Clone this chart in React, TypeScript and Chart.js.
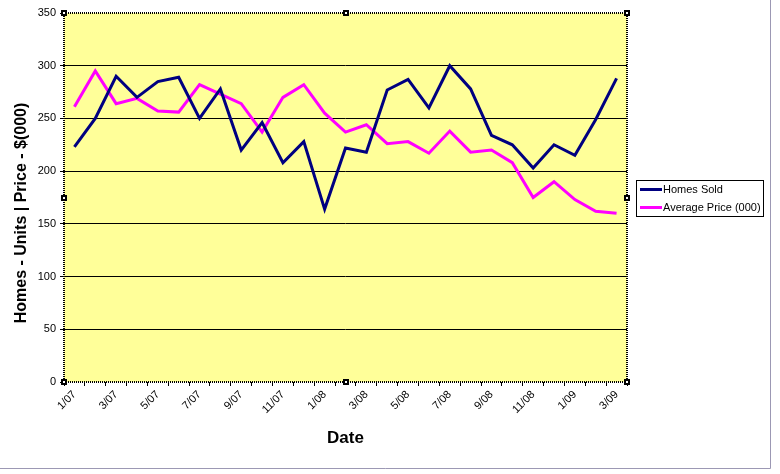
import React, { useEffect, useRef } from "react";
import { Chart, registerables } from "chart.js";

Chart.register(...registerables);

const months: string[] = [
  "1/07", "2/07", "3/07", "4/07", "5/07", "6/07", "7/07", "8/07", "9/07", "10/07", "11/07", "12/07",
  "1/08", "2/08", "3/08", "4/08", "5/08", "6/08", "7/08", "8/08", "9/08", "10/08", "11/08", "12/08",
  "1/09", "2/09", "3/09",
];

const homesSold: number[] = [
  223, 250, 290, 270, 285, 289, 250, 278, 220, 246, 208, 228,
  164, 222, 218, 277, 287, 260, 300, 278, 234, 225, 203, 225,
  215, 249, 288,
];

const avgPrice: number[] = [
  261, 295, 264, 269, 257, 256, 282, 273, 264, 237, 270, 282,
  255, 237, 244, 226, 228, 217, 238, 218, 220, 208, 175, 190,
  173, 162, 160,
];

const seriesNames: string[] = ["Homes Sold", "Average Price (000)"];
const seriesColors: string[] = ["#000080", "#FF00FF"];
const yTitle = "Homes - Units | Price - $(000)";
const xTitle = "Date";

const FONT = "'Liberation Sans', Arial, sans-serif";

const decorPlugin = {
  id: "decor",
  beforeDraw(chart: any) {
    const { ctx, chartArea: a } = chart;
    ctx.save();
    ctx.fillStyle = "#FFFFFF";
    ctx.fillRect(0, 0, chart.width, chart.height);
    ctx.fillStyle = "#FFFF99";
    ctx.fillRect(a.left, a.top, a.right - a.left, a.bottom - a.top);
    ctx.restore();
  },
  afterDraw(chart: any) {
    const { ctx, chartArea: a } = chart;
    ctx.save();
    // dotted plot border
    ctx.strokeStyle = "#000000";
    ctx.lineWidth = 2;
    ctx.setLineDash([1, 1]);
    ctx.strokeRect(a.left, a.top, a.right - a.left, a.bottom - a.top);
    ctx.setLineDash([]);
    // handles
    const mx = (a.left + a.right) / 2;
    const my = (a.top + a.bottom) / 2;
    const pts = [
      [a.left, a.top], [mx, a.top], [a.right, a.top],
      [a.left, my], [a.right, my],
      [a.left, a.bottom], [mx, a.bottom], [a.right, a.bottom],
    ];
    for (const [px, py] of pts) {
      ctx.fillStyle = "#000000";
      ctx.fillRect(Math.round(px) - 3, Math.round(py) - 3, 6, 6);
      ctx.fillStyle = "#FFFFFF";
      ctx.fillRect(Math.round(px) - 1, Math.round(py) - 1, 2, 2);
    }
    // outer chart border (right and bottom)
    ctx.strokeStyle = "#9C98B4";
    ctx.lineWidth = 1;
    ctx.beginPath();
    ctx.moveTo(770.5, 0);
    ctx.lineTo(770.5, 468.5);
    ctx.lineTo(0, 468.5);
    ctx.stroke();
    // y title
    ctx.fillStyle = "#000000";
    ctx.font = `bold 16px ${FONT}`;
    ctx.textAlign = "center";
    ctx.textBaseline = "middle";
    ctx.save();
    ctx.translate(22, 213);
    ctx.rotate(-Math.PI / 2);
    ctx.fillText(yTitle, 0, 0);
    ctx.restore();
    // x title
    ctx.font = `bold 17px ${FONT}`;
    ctx.fillText(xTitle, mx, 438);
    // legend
    const lx = 636, ly = 180, lw = 127, lh = 36;
    ctx.fillStyle = "#FFFFFF";
    ctx.fillRect(lx, ly, lw, lh);
    ctx.strokeStyle = "#000000";
    ctx.lineWidth = 1;
    ctx.strokeRect(lx + 0.5, ly + 0.5, lw, lh);
    ctx.font = `11px ${FONT}`;
    ctx.textAlign = "left";
    chart.data.datasets.forEach((ds: any, i: number) => {
      const yy = ly + 9.5 + i * 18;
      ctx.strokeStyle = ds.borderColor;
      ctx.lineWidth = 3;
      ctx.beginPath();
      ctx.moveTo(lx + 4, yy);
      ctx.lineTo(lx + 26, yy);
      ctx.stroke();
      ctx.fillStyle = "#000000";
      ctx.fillText(ds.label, lx + 27, yy + 0.5);
    });
    ctx.restore();
  },
};

export default function App() {
  const ref = useRef<HTMLCanvasElement | null>(null);

  useEffect(() => {
    document.body.style.margin = "0";
    const canvas = ref.current;
    if (!canvas) return;
    const chart = new Chart(canvas, {
      type: "line",
      data: {
        labels: months,
        datasets: [
          {
            label: seriesNames[0],
            data: homesSold,
            borderColor: seriesColors[0],
            backgroundColor: seriesColors[0],
            borderWidth: 3,
            pointRadius: 0,
            tension: 0,
          },
          {
            label: seriesNames[1],
            data: avgPrice,
            borderColor: seriesColors[1],
            backgroundColor: seriesColors[1],
            borderWidth: 3,
            pointRadius: 0,
            tension: 0,
          },
        ],
      },
      options: {
        responsive: false,
        animation: false,
        devicePixelRatio: 1,
        layout: { padding: { left: 0, top: 13, right: 153, bottom: 0 } },
        plugins: {
          legend: { display: false },
          tooltip: { enabled: false },
          title: { display: false },
        },
        scales: {
          x: {
            type: "category",
            offset: true,
            border: { display: false },
            grid: {
              offset: true,
              drawOnChartArea: false,
              drawTicks: true,
              tickLength: 4,
              tickColor: "#000000",
              color: "#000000",
            },
            ticks: {
              autoSkip: false,
              minRotation: 45,
              maxRotation: 45,
              padding: 2,
              color: "#000000",
              font: { family: FONT, size: 11 },
              callback: (_v: any, i: number) => (i % 2 === 0 ? months[i] : ""),
            },
            afterFit: (scale: any) => {
              scale.height = 92;
            },
          },
          y: {
            min: 0,
            max: 350,
            border: { display: false },
            grid: {
              color: (c: any) =>
                c.tick && (c.tick.value === 0 || c.tick.value === 350) ? "rgba(0,0,0,0)" : "#000000",
              tickColor: "#000000",
              tickLength: 4,
              lineWidth: 1,
            },
            ticks: {
              stepSize: 50,
              padding: 4,
              color: "#000000",
              font: { family: FONT, size: 11 },
            },
            afterFit: (scale: any) => {
              scale.width = 64;
            },
          },
        },
      },
      plugins: [decorPlugin],
    });
    return () => chart.destroy();
  }, []);

  return (
    <div style={{ position: "fixed", left: 0, top: 0, width: 780, height: 474 }}>
      <canvas ref={ref} width={780} height={474} style={{ display: "block" }} />
    </div>
  );
}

Challenge: Going over the lines above, work out how many include "React", then give only that number.

Full answer: 2